Eddie Murphy has been extremely relaxed, having only made two movies in the last eight years, but now with “Dolemite,” the comedian says he’s ready to make the world laugh again, according to Entertainment Weekly.
“I was tired,” said Murphy, who consistently put out blockbuster hits in the ’80s and ’90s. But in 2015, the 58-year-old icon was awarded the Mark Twain Prize for American Humor, at which point he then sat down and wrote new material for the first time since stepping back from the comedy scene. ⠀⠀⠀⠀⠀⠀⠀⠀⠀
“When you get that Mark Twain Prize, you get to meet the president, and I met Obama, and the first thing out of his mouth was ‘When are you doing stand-up again?’ I was like, ‘Wow,’ ” Murphy said with a laugh as he was blown away by the reactions he received. “Between that and the award, I was ready to get back.”
Although Murphy hit the scene in 2016 with the drama, Mr. Church. He said, “I didn’t want to end on Mr. Church. I wanted to do something where, if I decided to never get off the couch again and just go do stand-up, it would be a nice way to go out.”
And then came his latest, “Dolemite.” According to the publication, Murphy wanted to develop the story of Rudy Ray Moore, a trailblazing comedian who created one of the more bizarre personas of the blaxploitation era: Dolemite, an expletive-spewing pimp character Moore invented as a comic and brought to the big screen in 1975. “Dolemite,” the movie, was made for peanuts and starred many of Moore’s friends, and was written off as a total mess by critics. ⠀⠀⠀⠀⠀⠀⠀⠀⠀
However, the film spawned sequels and became a cult phenomenon because of its raunchy ghetto humor and shameless tackiness.
“Richard Pryor is the ceiling of the art of being funny, and this [guy] is the whole other side of the spectrum,” said Murphy, who blamed the 2002 misfire The Adventures of Pluto Nash (“or some s— like that”) for keeping his plans to make a Moore biopic in development for 15 years.
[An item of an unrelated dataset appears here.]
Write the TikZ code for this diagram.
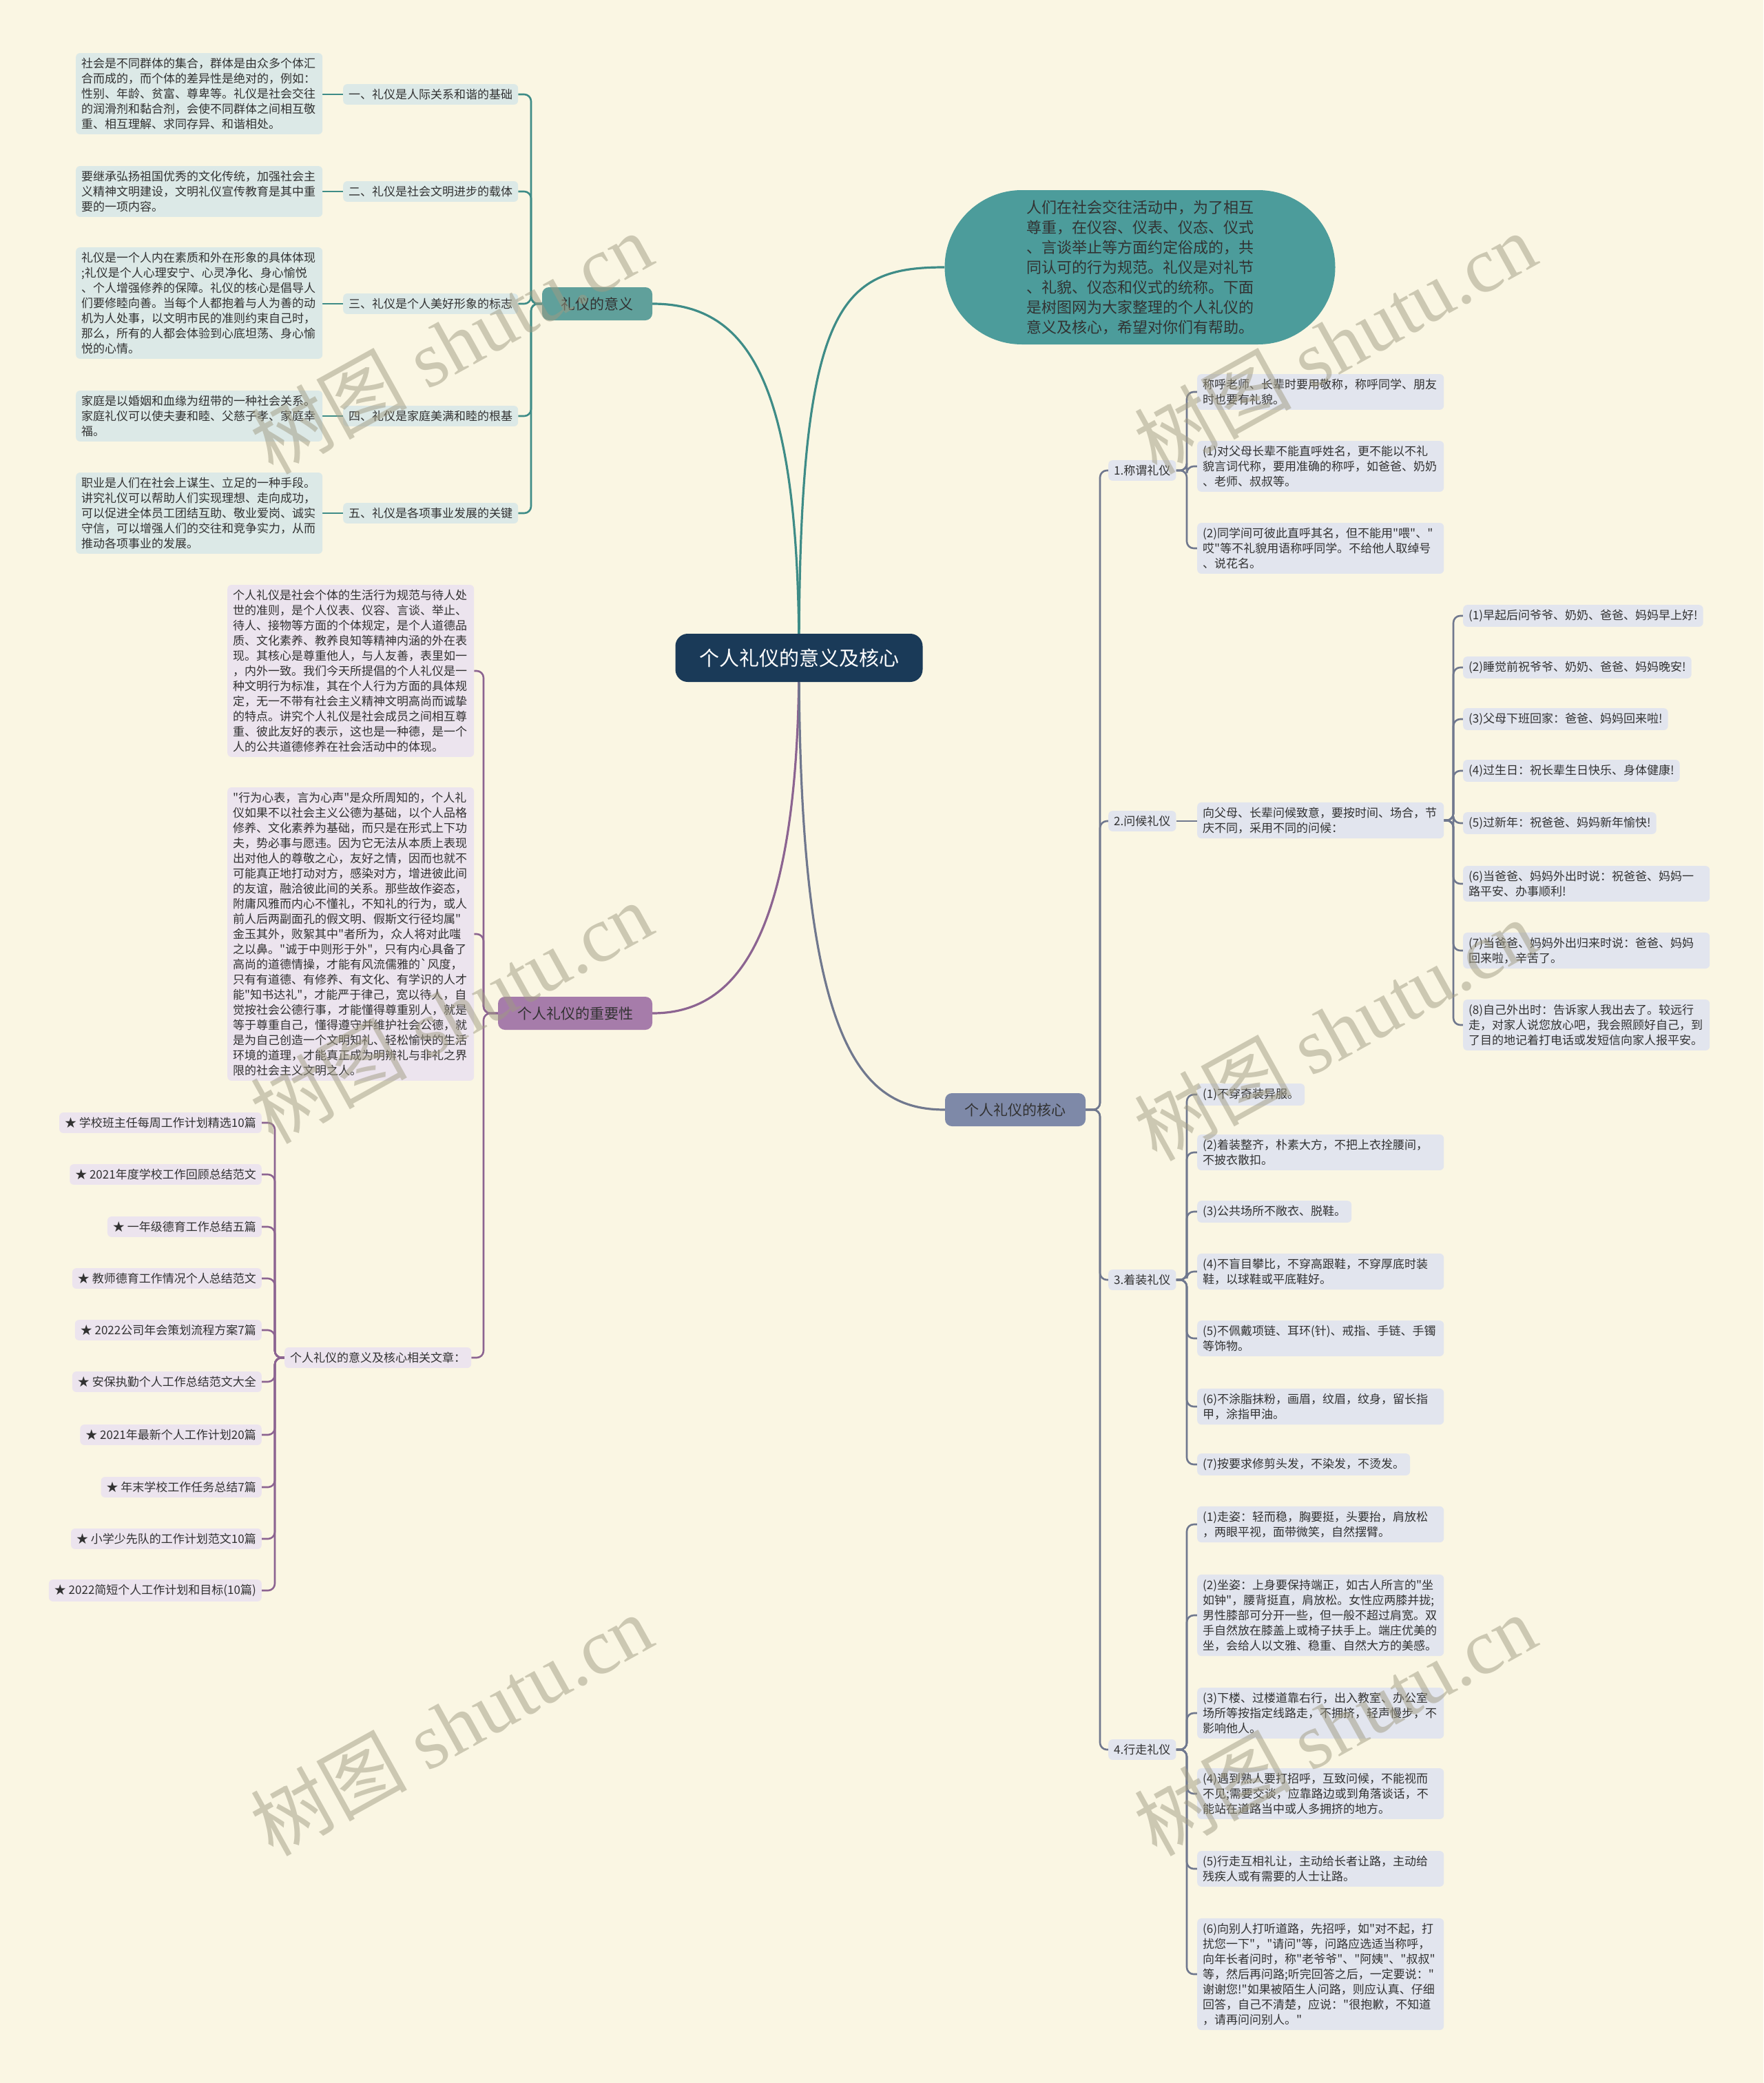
\documentclass[tikz,border=0pt]{standalone}
\usepackage{fontspec}
\setmainfont{Noto Sans CJK SC}[Ligatures=TeXOff]
\newfontfamily\wmfont{Liberation Serif}
\newfontfamily\wmcjk{Noto Sans CJK SC}
\usetikzlibrary{shapes.misc}
\pgfdeclarelayer{back}
\pgfdeclarelayer{front}
\pgfsetlayers{back,main,front}
\definecolor{bgc}{RGB}{250,246,227}
\definecolor{txt}{RGB}{50,50,50}
\definecolor{tealD}{RGB}{62,140,135}
\definecolor{tealM}{RGB}{96,160,155}
\definecolor{tealL}{RGB}{220,233,231}
\definecolor{introC}{RGB}{76,156,155}
\definecolor{navy}{RGB}{26,58,88}
\definecolor{purpD}{RGB}{140,100,145}
\definecolor{purpM}{RGB}{166,124,170}
\definecolor{purpL}{RGB}{236,228,238}
\definecolor{blueD}{RGB}{112,120,142}
\definecolor{blueM}{RGB}{126,137,168}
\definecolor{blueL}{RGB}{226,229,238}
\definecolor{wmC}{RGB}{160,155,130}
\tikzset{
  base/.style={rounded corners=6pt, inner xsep=8pt, inner ysep=7pt, font=\fontsize{17}{22}\selectfont, text=txt, align=left},
  tl/.style={base, fill=tealL, anchor=west, text width=342pt},
  ts/.style={base, fill=tealL, anchor=west},
  pl/.style={base, fill=purpL, anchor=west, text width=342pt},
  pi/.style={base, fill=purpL, anchor=east},
  bl/.style={base, fill=blueL, anchor=west},
  blw/.style={bl, text width=342pt},
  brnode/.style={rounded corners=10pt, font=\fontsize{21}{26}\selectfont, text=txt, minimum height=48pt, inner sep=0pt},
  tline/.style={draw=tealD, line width=2.6pt, rounded corners=10pt},
  pline/.style={draw=purpD, line width=2.6pt, rounded corners=10pt},
  bline/.style={draw=blueD, line width=2.6pt, rounded corners=10pt},
  mainline/.style={line width=3.2pt},
  wm/.style={rotate=29, font=\wmfont\fontsize{114}{114}\selectfont, text=wmC, opacity=0.5, inner sep=0pt}
}
\begin{document}
\begin{tikzpicture}[x=1pt,y=-1pt]
\useasboundingbox (0,0) rectangle (2560,3024);

% ---------- main nodes ----------
\node[rounded corners=18pt, fill=navy, text=white, font=\fontsize{29}{34}\selectfont, minimum width=359pt, minimum height=70pt, inner sep=0pt] (C) at (1160,955) {个人礼仪的意义及核心};
\node[rounded rectangle, fill=introC, text=txt, font=\fontsize{22}{29}\selectfont, align=left, minimum width=567pt, minimum height=224pt, inner sep=0pt] (intro) at (1655,388) {人们在社会交往活动中，为了相互\\尊重，在仪容、仪表、仪态、仪式\\、言谈举止等方面约定俗成的，共\\同认可的行为规范。礼仪是对礼节\\、礼貌、仪态和仪式的统称。下面\\是树图网为大家整理的个人礼仪的\\意义及核心，希望对你们有帮助。};
\node[brnode, fill=tealM, minimum width=160pt] (yy) at (867,441) {礼仪的意义};
\node[brnode, fill=purpM, minimum width=224pt] (zy) at (835,1471) {个人礼仪的重要性};
\node[brnode, fill=blueM, minimum width=204pt] (hx) at (1474,1611) {个人礼仪的核心};

% ---------- 礼仪的意义 ----------
\node[ts] (S1) at (498,137) {一、礼仪是人际关系和谐的基础};
\node[ts] (S2) at (498,278) {二、礼仪是社会文明进步的载体};
\node[ts] (S3) at (498,441) {三、礼仪是个人美好形象的标志};
\node[ts] (S4) at (498,604) {四、礼仪是家庭美满和睦的根基};
\node[ts] (S5) at (498,745) {五、礼仪是各项事业发展的关键};
\node[tl] (L1) at (110,136) {社会是不同群体的集合，群体是由众多个体汇\\合而成的，而个体的差异性是绝对的，例如：\\性别、年龄、贫富、尊卑等。礼仪是社会交往\\的润滑剂和黏合剂，会使不同群体之间相互敬\\重、相互理解、求同存异、和谐相处。};
\node[tl] (L2) at (110,278) {要继承弘扬祖国优秀的文化传统，加强社会主\\义精神文明建设，文明礼仪宣传教育是其中重\\要的一项内容。};
\node[tl] (L3) at (110,440) {礼仪是一个人内在素质和外在形象的具体体现\\;礼仪是个人心理安宁、心灵净化、身心愉悦\\、个人增强修养的保障。礼仪的核心是倡导人\\们要修睦向善。当每个人都抱着与人为善的动\\机为人处事，以文明市民的准则约束自己时，\\那么，所有的人都会体验到心底坦荡、身心愉\\悦的心情。};
\node[tl] (L4) at (110,604) {家庭是以婚姻和血缘为纽带的一种社会关系。\\家庭礼仪可以使夫妻和睦、父慈子孝、家庭幸\\福。};
\node[tl] (L5) at (110,745) {职业是人们在社会上谋生、立足的一种手段。\\讲究礼仪可以帮助人们实现理想、走向成功，\\可以促进全体员工团结互助、敬业爱岗、诚实\\守信，可以增强人们的交往和竞争实力，从而\\推动各项事业的发展。};

% ---------- 个人礼仪的重要性 ----------
\node[pl] (I1) at (330,974) {个人礼仪是社会个体的生活行为规范与待人处\\世的准则，是个人仪表、仪容、言谈、举止、\\待人、接物等方面的个体规定，是个人道德品\\质、文化素养、教养良知等精神内涵的外在表\\现。其核心是尊重他人，与人友善，表里如一\\，内外一致。我们今天所提倡的个人礼仪是一\\种文明行为标准，其在个人行为方面的具体规\\定，无一不带有社会主义精神文明高尚而诚挚\\的特点。讲究个人礼仪是社会成员之间相互尊\\重、彼此友好的表示，这也是一种德，是一个\\人的公共道德修养在社会活动中的体现。};
\node[pl] (I2) at (330,1356) {"行为心表，言为心声"是众所周知的，个人礼\\仪如果不以社会主义公德为基础，以个人品格\\修养、文化素养为基础，而只是在形式上下功\\夫，势必事与愿违。因为它无法从本质上表现\\出对他人的尊敬之心，友好之情，因而也就不\\可能真正地打动对方，感染对方，增进彼此间\\的友谊，融洽彼此间的关系。那些故作姿态，\\附庸风雅而内心不懂礼，不知礼的行为，或人\\前人后两副面孔的假文明、假斯文行径均属"\\金玉其外，败絮其中"者所为，众人将对此嗤\\之以鼻。"诚于中则形于外"，只有内心具备了\\高尚的道德情操，才能有风流儒雅的`风度，\\只有有道德、有修养、有文化、有学识的人才\\能"知书达礼"，才能严于律己，宽以待人，自\\觉按社会公德行事，才能懂得尊重别人，就是\\等于尊重自己，懂得遵守并维护社会公德，就\\是为自己创造一个文明知礼、轻松愉快的生活\\环境的道理，才能真正成为明辨礼与非礼之界\\限的社会主义文明之人。};
\node[base, fill=purpL, anchor=west] (rel) at (413,1971) {个人礼仪的意义及核心相关文章：};
\node[pi] (R1) at (380,1630) {★ 学校班主任每周工作计划精选10篇};
\node[pi] (R2) at (380,1705) {★ 2021年度学校工作回顾总结范文};
\node[pi] (R3) at (380,1781) {★ 一年级德育工作总结五篇};
\node[pi] (R4) at (380,1856) {★ 教师德育工作情况个人总结范文};
\node[pi] (R5) at (380,1931) {★ 2022公司年会策划流程方案7篇};
\node[pi] (R6) at (380,2006) {★ 安保执勤个人工作总结范文大全};
\node[pi] (R7) at (380,2083) {★ 2021年最新个人工作计划20篇};
\node[pi] (R8) at (380,2159) {★ 年末学校工作任务总结7篇};
\node[pi] (R9) at (380,2234) {★ 小学少先队的工作计划范文10篇};
\node[pi] (R10) at (380,2309) {★ 2022简短个人工作计划和目标(10篇)};

% ---------- 个人礼仪的核心 ----------
\node[bl] (K1) at (1609,683) {1.称谓礼仪};
\node[bl] (K2) at (1609,1192) {2.问候礼仪};
\node[bl] (K3) at (1609,1858) {3.着装礼仪};
\node[bl] (K4) at (1609,2540) {4.行走礼仪};

\node[blw] (A1) at (1738,569) {称呼老师、长辈时要用敬称，称呼同学、朋友\\时也要有礼貌。};
\node[blw] (A2) at (1738,677) {(1)对父母长辈不能直呼姓名，更不能以不礼\\貌言词代称，要用准确的称呼，如爸爸、奶奶\\、老师、叔叔等。};
\node[blw] (A3) at (1738,796) {(2)同学间可彼此直呼其名，但不能用"喂"、"\\哎"等不礼貌用语称呼同学。不给他人取绰号\\、说花名。};

\node[blw] (W0) at (1738,1191) {向父母、长辈问候致意，要按时间、场合，节\\庆不同，采用不同的问候：};
\node[bl] (W1) at (2124,894) {(1)早起后问爷爷、奶奶、爸爸、妈妈早上好!};
\node[bl] (W2) at (2124,969) {(2)睡觉前祝爷爷、奶奶、爸爸、妈妈晚安!};
\node[bl] (W3) at (2124,1044) {(3)父母下班回家：爸爸、妈妈回来啦!};
\node[bl] (W4) at (2124,1119) {(4)过生日：祝长辈生日快乐、身体健康!};
\node[bl] (W5) at (2124,1195) {(5)过新年：祝爸爸、妈妈新年愉快!};
\node[blw] (W6) at (2124,1283) {(6)当爸爸、妈妈外出时说：祝爸爸、妈妈一\\路平安、办事顺利!};
\node[blw] (W7) at (2124,1380) {(7)当爸爸、妈妈外出归来时说：爸爸、妈妈\\回来啦，辛苦了。};
\node[blw] (W8) at (2124,1488) {(8)自己外出时：告诉家人我出去了。较远行\\走，对家人说您放心吧，我会照顾好自己，到\\了目的地记着打电话或发短信向家人报平安。};

\node[bl] (Z1) at (1738,1589) {(1)不穿奇装异服。};
\node[blw] (Z2) at (1738,1673) {(2)着装整齐，朴素大方，不把上衣拴腰间，\\不披衣散扣。};
\node[bl] (Z3) at (1738,1759) {(3)公共场所不敞衣、脱鞋。};
\node[blw] (Z4) at (1738,1846) {(4)不盲目攀比，不穿高跟鞋，不穿厚底时装\\鞋，以球鞋或平底鞋好。};
\node[blw] (Z5) at (1738,1943) {(5)不佩戴项链、耳环(针)、戒指、手链、手镯\\等饰物。};
\node[blw] (Z6) at (1738,2042) {(6)不涂脂抹粉，画眉，纹眉，纹身，留长指\\甲，涂指甲油。};
\node[bl] (Z7) at (1738,2126) {(7)按要求修剪头发，不染发，不烫发。};

\node[blw] (X1) at (1738,2213) {(1)走姿：轻而稳，胸要挺，头要抬，肩放松\\，两眼平视，面带微笑，自然摆臂。};
\node[blw] (X2) at (1738,2345) {(2)坐姿：上身要保持端正，如古人所言的"坐\\如钟"，腰背挺直，肩放松。女性应两膝并拢;\\男性膝部可分开一些，但一般不超过肩宽。双\\手自然放在膝盖上或椅子扶手上。端庄优美的\\坐，会给人以文雅、稳重、自然大方的美感。};
\node[blw] (X3) at (1738,2487) {(3)下楼、过楼道靠右行，出入教室、办公室\\场所等按指定线路走，不拥挤，轻声慢步，不\\影响他人。};
\node[blw] (X4) at (1738,2604) {(4)遇到熟人要打招呼，互致问候，不能视而\\不见;需要交谈，应靠路边或到角落谈话，不\\能站在道路当中或人多拥挤的地方。};
\node[blw] (X5) at (1738,2713) {(5)行走互相礼让，主动给长者让路，主动给\\残疾人或有需要的人士让路。};
\node[blw] (X6) at (1738,2866) {(6)向别人打听道路，先招呼，如"对不起，打\\扰您一下"，"请问"等，问路应选适当称呼，\\向年长者问时，称"老爷爷"、"阿姨"、"叔叔"\\等，然后再问路;听完回答之后，一定要说："\\谢谢您!"如果被陌生人问路，则应认真、仔细\\回答，自己不清楚，应说："很抱歉，不知道\\，请再问问别人。"};

% ---------- connectors ----------
\begin{pgfonlayer}{back}
\fill[bgc] (0,0) rectangle (2560,3024);
\draw[tline, mainline] (C.center) .. controls (1160,560) and (1090,441) .. (yy.east);
\draw[tline, mainline] (C.center) .. controls (1160,440) and (1220,388) .. (intro.west);
\draw[pline, mainline] (C.center) .. controls (1160,1380) and (1060,1471) .. (zy.east);
\draw[bline, mainline] (C.center) .. controls (1160,1520) and (1250,1611) .. (hx.west);

\foreach \s in {S1,S2,S3,S4,S5} \draw[tline] (yy.west) -- (771,441) |- (\s.east);
\foreach \s/\l in {S1/L1,S2/L2,S3/L3,S4/L4,S5/L5} \draw[tline] (\s.west) -- (\l.east |- \s.west);

\foreach \s in {I1,I2,rel} \draw[pline] (zy.west) -- (702,1471) |- (\s.east);
\foreach \s in {R1,R2,R3,R4,R5,R6,R7,R8,R9,R10} \draw[pline] (rel.west) -- (399,1971) |- (\s.east);

\foreach \s in {K1,K2,K3,K4} \draw[bline] (hx.east) -- (1597,1611) |- (\s.west);
\foreach \s in {A1,A2,A3} \draw[bline] (K1.east) -- (1723,683) |- (\s.west);
\draw[bline] (K2.east) -- (K2.east -| W0.west);
\foreach \s in {W1,W2,W3,W4,W5,W6,W7,W8} \draw[bline] (W0.east) -- (2110,1191) |- (\s.west);
\foreach \s in {Z1,Z2,Z3,Z4,Z5,Z6,Z7} \draw[bline] (K3.east) -- (1723,1858) |- (\s.west);
\foreach \s in {X1,X2,X3,X4,X5,X6} \draw[bline] (K4.east) -- (1723,2540) |- (\s.west);
\end{pgfonlayer}

% ---------- watermark ----------
\begin{pgfonlayer}{front}
\foreach \px/\py [count=\i] in {655/498, 655/1470, 655/2504, 1938/498, 1938/1495, 1938/2504}
  \node[wm] (wm\i) at (\px,\py) {{\wmcjk 树图} shutu.cn};
\end{pgfonlayer}
\end{tikzpicture}
\end{document}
However, Netflix came along and sped the process up, bringing viewers “Dolemite Is My Name,” which will be available to stream October 25.
“He f—ing believes in himself, and that’s why his stuff works,” Murphy says of Moore, whom the actor got to meet and discuss the project before his death in 2008. “I thought the whole idea of ‘You don’t have to be brilliant to get your s— off, you just have to believe in it’ was a universal and timeless story.”
“I’m still me,” he proclaimed. “I know I’m still funny. When I first got up on the mic for Dolemite, there were a couple scenes with an audience, and I was improvising, and they were laughing, and I had flickers of ‘Oh yeah, I remember that sound.’”
Ahead of the premiere, Murphy decided to move up his returns to stand-up and Saturday Night Live, which gave him his big break in 1980.
“This is a good thing to pop back up with, and while I’m at it, I might as well go back to SNL,” Murphy shared. “When I was back there for the 40th anniversary, I started having the kind of feeling you would have when you go back to your old high school. The show is a big part of my personal legacy, and I was like, ‘Let me go back to where I came from, and be funny there and have some fun.”
Despite how happy he was to be relaxed on the couch, he said what’s even better, is being back in the game.
“It’s great to be in a movie that works, and that’s funny,” said Murphy, who is currently working on sequels to Coming to America and Beverly Hills Cop. “That’s the only reason why I’m making movies. I want to be in one that people like, and it’s been a long time since I’ve had one. [Dolemite] is a well-made movie, and it’s f—ing funny, and that’s a good feeling.”